This repository hosts projects developed by the Liverpool Materials team for the LLMs for Materials and Chemistry hackathon.
Deep learning models have demonstrated remarkable capabilities in predicting material properties, owing to their specific inductive biases. Nevertheless, the limited size of chemical datasets presents substantial challenges for leveraging these architectures effectively.
Here, we experiment with a hybrid approach that aims at integrating the architectural biases of deep learning alongside the abstract knowledge provided by LLMs. Specifically, we utilize Roost (https://www.nature.com/articles/s41467-020-19964-7), an attentional graph neural network for material property prediction that only leverages the stoichiometry of the underlying materials. We aggregate the material representations created by Roost with context information provided by the last layer of MatBert/MatSciBert (https://www.sciencedirect.com/science/article/pii/S2666389922000733 , https://www.nature.com/articles/s41524-022-00784-w).
Here, you can find a concise overview of our project.
In this repository, we release the discussed Example 2 in the report, as we believe it is the most interesting one.

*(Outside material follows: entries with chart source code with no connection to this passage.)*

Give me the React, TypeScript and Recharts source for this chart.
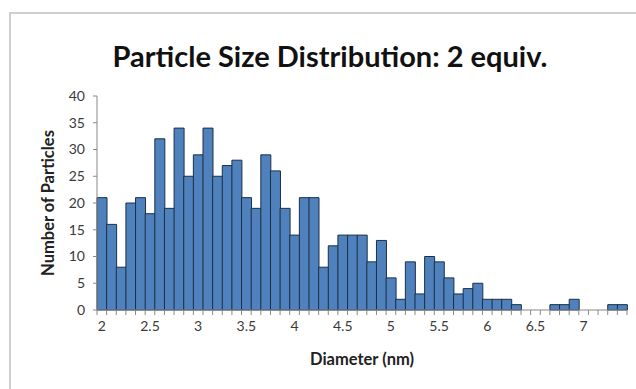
import { BarChart, Bar, XAxis, YAxis } from 'recharts';

// Histogram bins (nm) and particle counts
const diameters = [
  '2', '2.1', '2.2', '2.3', '2.4', '2.5', '2.6', '2.7', '2.8', '2.9',
  '3', '3.1', '3.2', '3.3', '3.4', '3.5', '3.6', '3.7', '3.8', '3.9',
  '4', '4.1', '4.2', '4.3', '4.4', '4.5', '4.6', '4.7', '4.8', '4.9',
  '5', '5.1', '5.2', '5.3', '5.4', '5.5', '5.6', '5.7', '5.8', '5.9',
  '6', '6.1', '6.2', '6.3', '6.4', '6.5', '6.6', '6.7', '6.8', '6.9',
  '7', '7.1', '7.2', '7.3', '7.4',
];
const counts = [
  21, 16, 8, 20, 21, 18, 32, 19, 34, 25,
  29, 34, 25, 27, 28, 21, 19, 29, 26, 19,
  14, 21, 21, 8, 12, 14, 14, 14, 9, 13,
  6, 2, 9, 3, 10, 9, 6, 3, 4, 5,
  2, 2, 2, 1, 0, 0, 0, 1, 1, 2,
  0, 0, 0, 1, 1,
];
const yTicks = [0, 5, 10, 15, 20, 25, 30, 35, 40];

const data = diameters.map((d, i) => ({ d, n: counts[i] }));

const FONT = 'Lato, "Open Sans", sans-serif';
const TEXT = '#3a3a3a';

function XTick(props: any) {
  const { x, y, payload, index, visibleTicksCount, width } = props;
  const band = (width || 530) / (visibleTicksCount || 55);
  const left = x - band / 2;
  return (
    <g>
      <line x1={left} y1={y - 8} x2={left} y2={y - 3} stroke="#888" />
      {index === visibleTicksCount - 1 && (
        <line x1={left + band} y1={y - 8} x2={left + band} y2={y - 3} stroke="#888" />
      )}
      {index % 5 === 0 && (
        <text x={x} y={y + 13} textAnchor="middle" fontSize={14} fill={TEXT} fontFamily={FONT}>
          {payload.value}
        </text>
      )}
    </g>
  );
}

export default function App() {
  return (
    <div style={{ position: 'absolute', left: 0, top: 0, width: 636, height: 389, background: '#fff', overflow: 'hidden' }}>
      <div
        style={{
          position: 'absolute', left: 9, top: 12, width: 640, height: 400,
          borderLeft: '2px solid #cfcfcf', borderTop: '2px solid #cfcfcf',
        }}
      />
      <div
        style={{
          position: 'absolute', left: 0, top: 38, width: 660, textAlign: 'center',
          fontFamily: FONT, fontWeight: 700, fontSize: 29, color: '#111',
        }}
      >
        Particle Size Distribution: 2 equiv.
      </div>
      <div style={{ position: 'absolute', left: 0, top: 0 }}>
        <BarChart
          width={636}
          height={389}
          data={data}
          margin={{ top: 96, right: 9, bottom: 0, left: 0 }}
          barCategoryGap={0}
        >
          <XAxis
            dataKey="d"
            interval={0}
            height={79}
            tickLine={false}
            axisLine={{ stroke: '#888' }}
            tick={<XTick />}
            label={{
              value: 'Diameter (nm)', position: 'insideBottom', offset: 24,
              style: { fontFamily: FONT, fontWeight: 700, fontSize: 16.5, fill: '#222' },
            }}
          />
          <YAxis
            width={97}
            domain={[0, 40]}
            ticks={yTicks}
            interval={0}
            tickSize={4}
            tickMargin={8}
            tickLine={{ stroke: '#888' }}
            axisLine={{ stroke: '#888' }}
            tick={{ fontSize: 14, fill: TEXT, fontFamily: FONT }}
            label={{
              value: 'Number of Particles', angle: -90, position: 'insideLeft', offset: 48,
              style: { textAnchor: 'middle', fontFamily: FONT, fontWeight: 700, fontSize: 16.5, fill: '#222' },
            }}
          />
          <Bar dataKey="n" fill="#4f81bd" stroke="#1c2f47" strokeWidth={1} isAnimationActive={false} />
        </BarChart>
      </div>
    </div>
  );
}
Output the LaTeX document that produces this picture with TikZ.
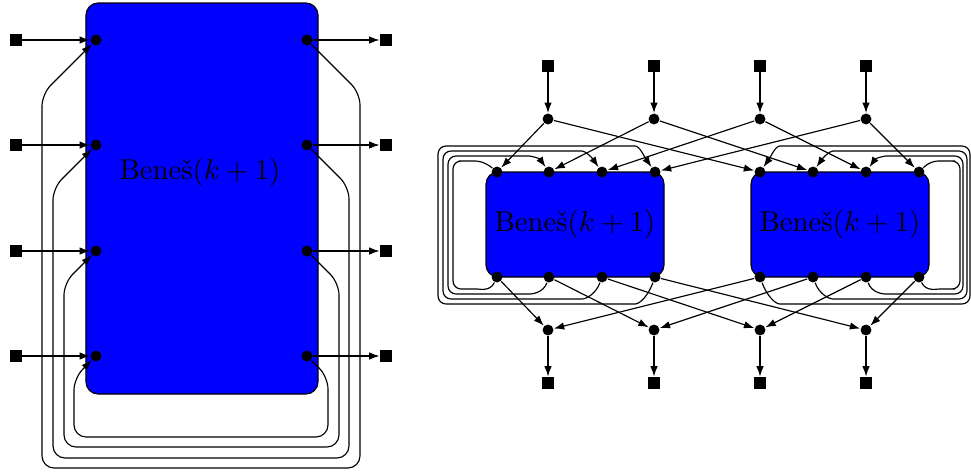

First, you need to download the Lithium-ion conductors dataset, that you can find here: http://pcwww.liv.ac.uk/~msd30/lmds/LiIonDatabase.html. You can then use llmroost_v2/assets/liion_preprocess.ipynb to preprocess the dataset and store it in llmroost_v2/datasets folder (use LiIon_roomtemp_family.xlsx as naming convention). Then, you can use llmroost_v2/assets/lookup_table_liion.ipynb to create a lookup table via ElM2D that will be used subsequently.
Create a new conda environment using env.yml via:
conda env create -f llmroost_v2/env.yml
Rename the .env.template file in llmroost_v2/ to .env by specifying the corresponding path directories.
To run the baseline Roost model:
python llmroost_v2/run.py +model=roost ++model.agg_type=none
To run LLMRoost(MatBert):
python llmroost_v2/run.py +model=llmroost ++model.agg_type=sum,concat
You can utilize MatSciBert instead, by modifying the corresponding llm name in llmroost_v2/conf/model/llmroost.yaml from matbert to matscibert in defaults.